This dark spelling is also presented by poetry, another eventuality some never attain. A review of a poetry collection offers a few letters – initials, acronyms, excerpts such as:
I fragment short prayers, picking at the worded wounds. I lie down quietly beside her and try to be a prayer.
(from “Your ‘I’ So Much Like Mine”)

You give the news out in tiny spoonfuls.
People chew on it until it becomes familiar.

You are dimmer to them now.
You glimmer in the distance with your fate.
(from “Once My Heart Was Wide And Loved The World”)

The cornfields are memories. You cannot remember anything. The road is filled with dust. Your life is. Your death. I cannot find it in this landscape. This collection of tendencies.
(from “Traveling North”)

Note the prose enjambment of “Your life is. Your death.”, one of the many technical finesses in “Traveling North” and this collection. Here is the entirety of “Traveling North”:
Though you are dead now. Though I walk covered in dust through this strip mall in Iowa. I remember the collection of tendencies that led me here. The flat landscape. The blazing heat of cornfields. The landscape and body are one sensation.

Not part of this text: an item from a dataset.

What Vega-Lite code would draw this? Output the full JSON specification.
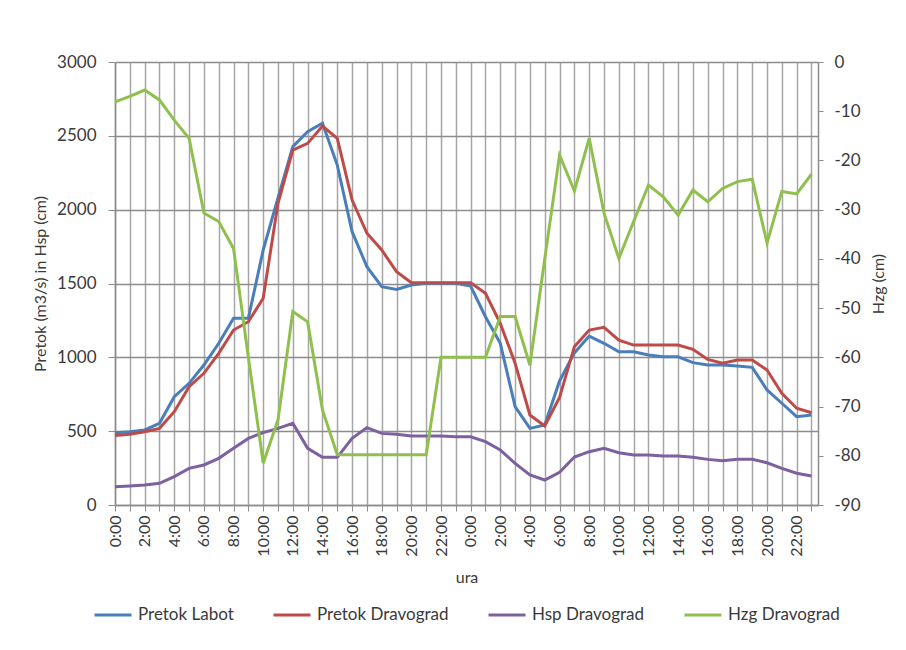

Everywhere the books of atmospheric pressure. This book smells like miracles. That you were the chapter. That I was the slaughter. That sheep, my inheritance. That you were the shepherd who led me here. Your hand reaching out to strike. Your hand reaching up to brush the hair from your brow. I never knew which. I never knew when. Your hand.

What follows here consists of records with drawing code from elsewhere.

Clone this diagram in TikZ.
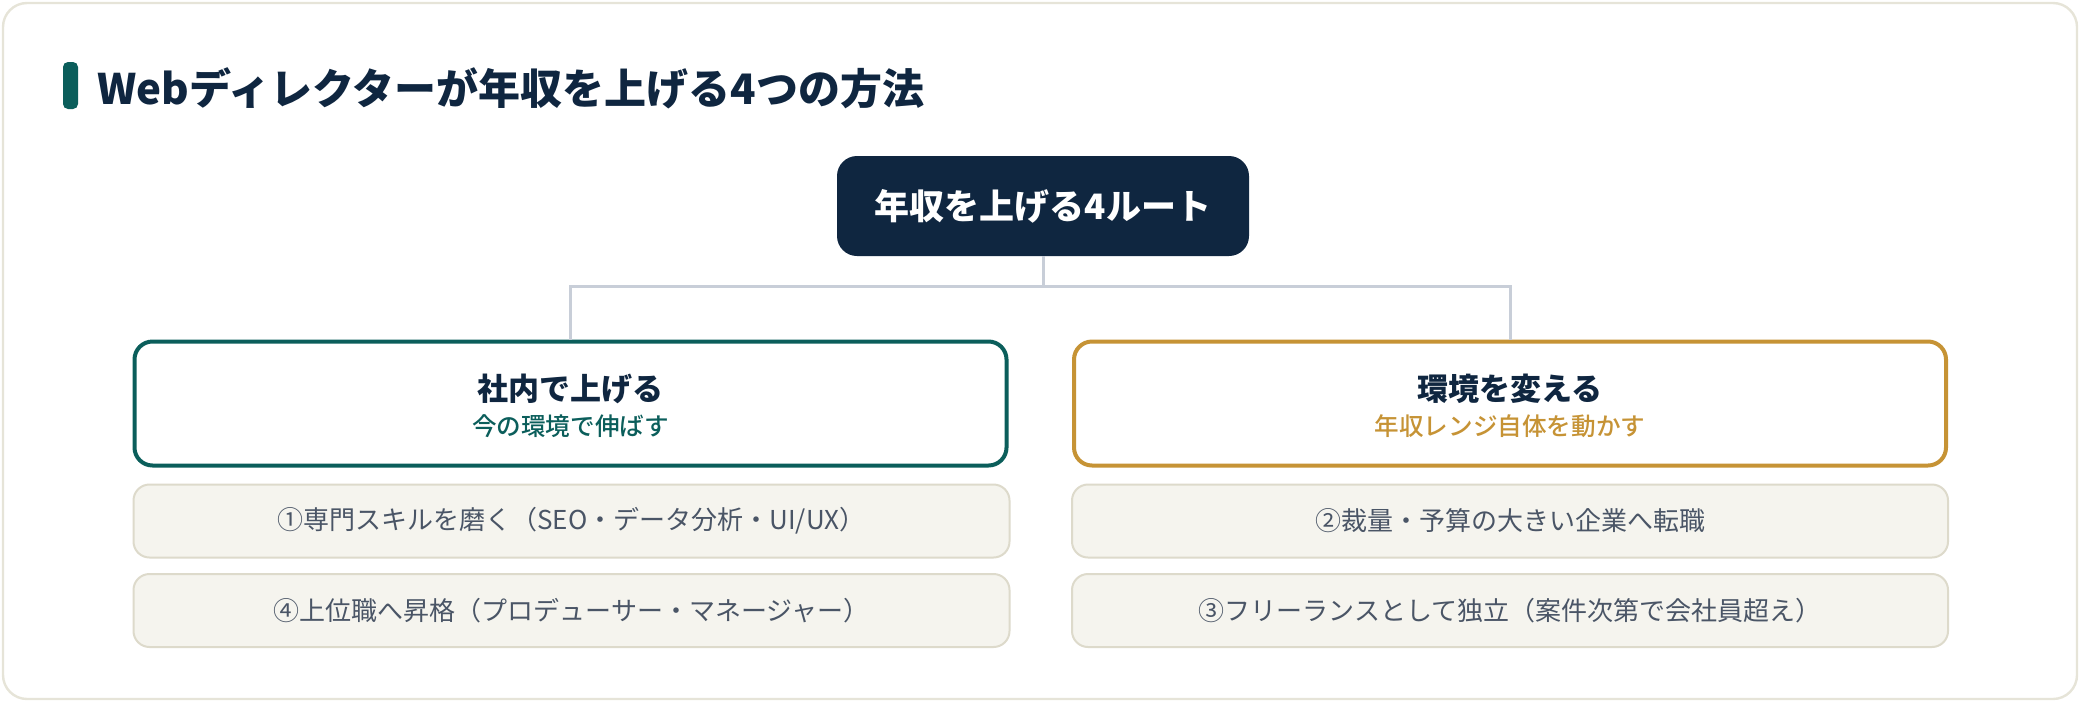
\documentclass[tikz,border=0pt]{standalone}
\usepackage{fontspec}
\setmainfont{Noto Sans CJK JP}
\newfontfamily\cjkmed{Noto Sans CJK JP Medium}
\definecolor{navy}{HTML}{0F2640}
\definecolor{teal}{HTML}{0B5E5B}
\definecolor{gold}{HTML}{C69335}
\definecolor{conn}{HTML}{C8CED8}
\definecolor{itemfill}{HTML}{F5F4EE}
\definecolor{itemline}{HTML}{DDDACB}
\definecolor{cardline}{HTML}{E6E4D8}
\definecolor{itemtext}{HTML}{4A5566}
\tikzset{
  rootbox/.style={fill=navy, rounded corners=10pt, minimum width=206pt, minimum height=50pt, text=white, font=\fontsize{17.5}{20}\selectfont\bfseries, inner sep=0pt},
  groupbox/.style={draw=#1, fill=white, line width=2pt, rounded corners=9pt, minimum width=436pt, minimum height=62pt, inner sep=0pt},
  grouptitle/.style={text=navy, font=\fontsize{15.5}{18}\selectfont\bfseries, inner sep=0pt},
  groupsub/.style={text=#1, font=\cjkmed\fontsize{12.3}{15}\selectfont, inner sep=0pt},
  itembox/.style={draw=itemline, fill=itemfill, line width=1pt, rounded corners=8pt, minimum width=438pt, minimum height=36.5pt, text=itemtext, font=\fontsize{13}{15}\selectfont, inner sep=0pt},
  connline/.style={draw=conn, line width=1.5pt},
}
\begin{document}
\begin{tikzpicture}[x=0.5pt, y=-0.5pt]
\useasboundingbox (0,0) rectangle (2080,702);
\draw[cardline, line width=1.2pt, fill=white, rounded corners=12pt] (3,3) rectangle (2077,699);
% title
\fill[teal, rounded corners=2.5pt] (63,62) rectangle (78,109);
\node[anchor=west, inner sep=0pt, text=navy, font=\fontsize{21}{25}\selectfont\bfseries] (title) at (97,88) {Webディレクターが年収を上げる4つの方法};
% root
\node[rootbox] (root) at (1043,206) {年収を上げる4ルート};
% groups
\node[groupbox=teal] (left) at (570.5,403.5) {};
\node[grouptitle] (lefttitle) at (570.5,389) {社内で上げる};
\node[groupsub=teal] (leftsub) at (570.5,426) {今の環境で伸ばす};
\node[groupbox=gold] (right) at (1510,403.5) {};
\node[grouptitle] (righttitle) at (1510,389) {環境を変える};
\node[groupsub=gold] (rightsub) at (1510,426) {年収レンジ自体を動かす};
% connectors
\coordinate (j) at (1043,286);
\draw[connline] (root.south) -- (j);
\draw[connline] (left.north) |- (j) -| (right.north);
% items
\node[itembox] (i1) at (571.5,521) {①専門スキルを磨く（SEO・データ分析・UI/UX）};
\node[itembox] (i4) at (571.5,610.5) {④上位職へ昇格（プロデューサー・マネージャー）};
\node[itembox] (i2) at (1510,521) {②裁量・予算の大きい企業へ転職};
\node[itembox] (i3) at (1510,610.5) {③フリーランスとして独立（案件次第で会社員超え）};
\end{tikzpicture}
\end{document}
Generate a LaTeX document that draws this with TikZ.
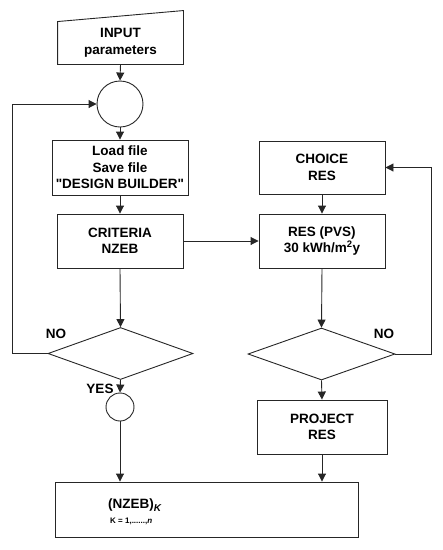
\documentclass[tikz,border=0pt]{standalone}
\usepackage{fontspec}
\setmainfont{Liberation Sans}
\usetikzlibrary{arrows.meta,shapes.geometric}

\begin{document}
\begin{tikzpicture}[x=1pt, y=-1pt, >={Triangle[length=8pt,width=8pt]},
  line/.style={draw=black!85, line width=0.9pt},
  box/.style={line, rectangle, align=center, inner sep=0pt,
    font=\bfseries\fontsize{13.5}{16.5}\selectfont},
  joint/.style={line, circle, inner sep=0pt},
  test/.style={line, diamond, inner sep=0pt},
  tag/.style={font=\bfseries\fontsize{13.5}{15}\selectfont}]
\useasboundingbox (0,0) rectangle (443,550);

% Left column
\node[box, draw=none, minimum width=125pt, minimum height=42pt] (in) at (120.5,43) {INPUT\\parameters};
\draw[line] (in.south west) -- (in.south east) -- ([yshift=11pt]in.north east) -- (in.north west) -- cycle;
\node[joint, minimum size=46pt] (c1) at (120,104) {};
\node[box, minimum width=136pt, minimum height=55pt] (load) at (120,167.5) {Load file\\Save file\\\textquotedbl DESIGN BUILDER\textquotedbl};
\node[box, minimum width=126pt, minimum height=54pt] (crit) at (120,241) {CRITERIA\\NZEB};
\node[test, minimum width=145pt, minimum height=52pt] (d1) at (120.5,353.5) {};
\node[joint, minimum size=28pt] (c2) at (120,407) {};

% Right column
\node[box, minimum width=126pt, minimum height=53pt] (choice) at (322,167.5) {CHOICE\\RES};
\node[box, minimum width=126pt, minimum height=54pt] (res) at (322,241) {RES (PVS)\\30 kWh/m\textsuperscript{2}y};
\node[test, minimum width=147pt, minimum height=52pt] (d2) at (321.5,354) {};
\node[box, minimum width=130pt, minimum height=54pt] (proj) at (322,427) {PROJECT\\RES};

% Result
\node[line, minimum width=303pt, minimum height=55pt, inner sep=0pt] (out) at (206.5,509.5) {};
\node[font=\bfseries\fontsize{13.5}{15}\selectfont, anchor=west, inner sep=0pt] (nzeb) at (108,505) {(NZEB)\raisebox{-3pt}{\fontsize{10}{10}\selectfont\textit{K}}};
\node[font=\bfseries\fontsize{8}{9}\selectfont, anchor=west, inner sep=0pt] (range) at (110,521) {K = 1,......,\textit{n}};

% Connectors
\draw[line, ->] (in.south) -- (c1.north);
\draw[line, ->] (c1.south) -- (load.north);
\draw[line, ->] (load.south) -- (crit.north);
\draw[line, ->] (crit.east) -- (res.west);
\draw[line, ->] (crit.south) -- (d1.north);
\draw[line, ->] (d1.west) -- ++(-35,0) |- (c1.west);
\draw[line, ->] (d1.south) -- (c2.north);
\draw[line, ->] (c2.south) -- (c2.south |- out.north);
\draw[line, ->] (choice.south) -- (res.north);
\draw[line, ->] (res.south) -- (d2.north);
\draw[line, ->] (d2.east) -- ++(36,0) |- (choice.east);
\draw[line, ->] (d2.south) -- (proj.north);
\draw[line, ->] (proj.south) -- (proj.south |- out.north);

% Labels
\node[tag] (no1) at (56,334) {NO};
\node[tag] (yes) at (100,389) {YES};
\node[tag] (no2) at (384,334) {NO};
\end{tikzpicture}
\end{document}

The cornfields are memories. You cannot remember anything. The road is filled with dust. Your life is. Your death. I cannot find it in this landscape. This collection of tendencies.

Though you are dead now. Though your hand would reach to strike. Though your hand would reach up to brush. The hair from your brow. Though light penetrates this. It is flat. It is frozen in self-image. I must resist the symbiotic wish. I must void the infantile condition. That region. This region. The atmospheric pressure in the vicinity of living.

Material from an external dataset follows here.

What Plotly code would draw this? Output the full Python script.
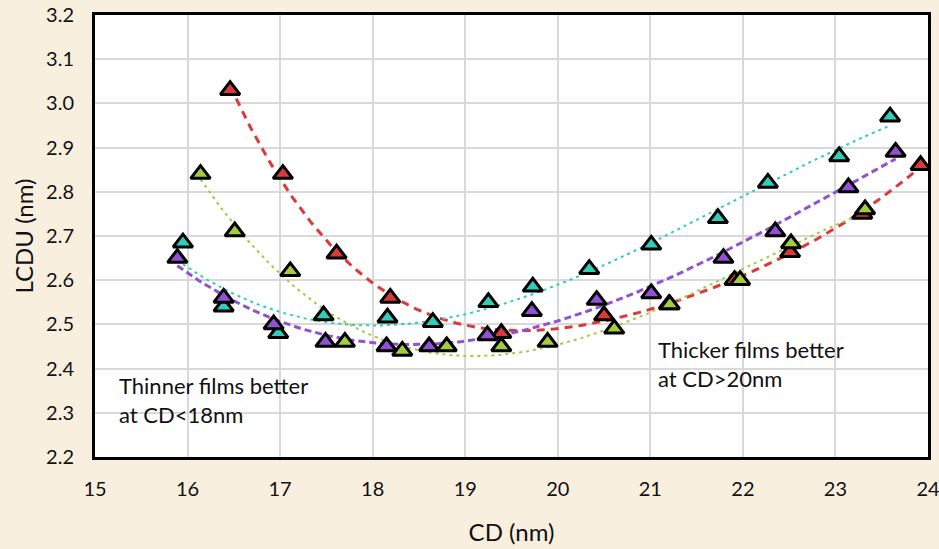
import numpy as np
import plotly.graph_objects as go

# ---- data ----
red_x = [16.46, 17.03, 17.61, 18.19, 19.39, 20.50, 21.20, 21.91, 22.51, 23.29, 23.92]
red_y = [3.03, 2.84, 2.66, 2.56, 2.48, 2.52, 2.545, 2.60, 2.663, 2.75, 2.86]

green_x = [16.14, 16.51, 17.11, 17.70, 18.32, 18.80, 19.39, 19.89, 20.61, 21.21, 21.97, 22.52, 23.32]
green_y = [2.84, 2.71, 2.62, 2.46, 2.44, 2.45, 2.45, 2.46, 2.49, 2.545, 2.60, 2.683, 2.76]

teal_x = [15.95, 16.39, 16.98, 17.47, 18.16, 18.65, 19.25, 19.73, 20.34, 21.01, 21.73, 22.27, 23.04, 23.59]
teal_y = [2.685, 2.54, 2.48, 2.52, 2.515, 2.505, 2.55, 2.585, 2.625, 2.68, 2.74, 2.82, 2.88, 2.97]

purple_x = [15.89, 16.39, 16.93, 17.49, 18.15, 18.61, 19.24, 19.72, 20.42, 21.01, 21.79, 22.35, 23.14, 23.65]
purple_y = [2.65, 2.56, 2.50, 2.46, 2.45, 2.45, 2.475, 2.53, 2.555, 2.57, 2.65, 2.71, 2.81, 2.89]

x_ticks = [15, 16, 17, 18, 19, 20, 21, 22, 23, 24]
y_ticks = [2.2, 2.3, 2.4, 2.5, 2.6, 2.7, 2.8, 2.9, 3.0, 3.1, 3.2]

series = [
    ("red", red_x, red_y, "#dc3a3a", dict(width=3, dash="8px,6px"), 4),
    ("green", green_x, green_y, "#a3cc3f", dict(width=2, dash="3px,4px"), 3),
    ("teal", teal_x, teal_y, "#30cdb8", dict(width=2, dash="3px,4px"), 3),
    ("purple", purple_x, purple_y, "#9250d2", dict(width=3, dash="7px,4px"), 3),
]

FONT = "Lato"
fig = go.Figure()

# trendlines (polynomial fit of each series)
for name, xs, ys, col, ls, deg in series:
    c = np.polyfit(xs, ys, deg)
    xf = np.linspace(min(xs), max(xs), 200)
    fig.add_trace(go.Scatter(x=xf, y=np.polyval(c, xf), mode="lines",
                             line=dict(color=col, **ls), hoverinfo="skip",
                             showlegend=False))

# markers
for name, xs, ys, col, ls, deg in series:
    fig.add_trace(go.Scatter(x=xs, y=ys, mode="markers", name=name,
                             marker=dict(symbol="triangle-up", size=17, color=col,
                                         line=dict(color="black", width=3)),
                             showlegend=False))

fig.add_annotation(x=15.24, y=2.33, xref="x", yref="y", xanchor="left", yanchor="middle",
                   text="Thinner films better<br>at CD<18nm", showarrow=False, align="left",
                   font=dict(family=FONT, size=22, color="#111111"))
fig.add_annotation(x=21.06, y=2.41, xref="x", yref="y", xanchor="left", yanchor="middle",
                   text="Thicker films better<br>at CD>20nm", showarrow=False, align="left",
                   font=dict(family=FONT, size=22, color="#111111"))

fig.update_layout(
    width=939, height=549, autosize=False,
    margin=dict(l=95, r=11, t=15, b=92, pad=0),
    paper_bgcolor="#f9efdf",
    plot_bgcolor="white",
    font=dict(family=FONT, size=20, color="#111111"),
    xaxis=dict(range=[15, 24], tickvals=x_ticks, ticktext=[str(v) for v in x_ticks],
               automargin=False, ticklabeloverflow="allow",
               showgrid=True, gridcolor="#d9d9d9", gridwidth=1.5,
               showline=True, linecolor="black", linewidth=3, mirror=True,
               zeroline=False, ticks="outside", ticklen=12, tickcolor="rgba(0,0,0,0)",
               title=dict(text="CD (nm)", font=dict(size=24), standoff=26)),
    yaxis=dict(range=[2.2, 3.2], tickvals=y_ticks, ticktext=[f"{v:.1f}" for v in y_ticks],
               automargin=False, ticklabeloverflow="allow",
               showgrid=True, gridcolor="#d9d9d9", gridwidth=1.5,
               showline=True, linecolor="black", linewidth=3, mirror=True,
               zeroline=False, ticks="outside", ticklen=14, tickcolor="rgba(0,0,0,0)",
               title=dict(text="LCDU (nm)", font=dict(size=24), standoff=6)),
)

fig.write_html("out.html", config={"displayModeBar": False},
               post_script="document.body.style.margin='0';")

Though you seemed invincible when your body moved. Though the way your hand. Would reach to your brow. Even though dead. Even though each wave of light penetrates. Even though only seems to slaughter. Sheep of inheritance.

Wake up at 4 a.m. Walk out naked to the porch. Skin shimmering. The way the word porch clings. The creaky swing. Dark lake of the body. What is always erased. The way your hand would reach to your brow and wipe your hair away. And it was always your hair. Always yours. And your face jutted into the landscape. This nowhere. This clicking sound of insects. Late summer.


The poems in Grief Suite range from prose poem to free verse to experiment (in “Purity Becomes a Kind") to lyric:
Myth of Narcissus

The world leans into me
as I bend to fasten my sandals.
My hair is loose
and the wind arrives.

There is a black flame inside me
when I see his face. There is a floating garden
and a well with a crank.
If only I could bring the water to my lips.

He sees me
and I lower my head.
So this is Maturity!
Death comes toward us in equal steps.


Here is one more poem in its entirety:
An Increase in Silence

Harm is the scholar of thorns and thought its repetition and what is that smell, dear Lord, seeping out through the crevices of being this body, this bed such a plank for this festering vessel.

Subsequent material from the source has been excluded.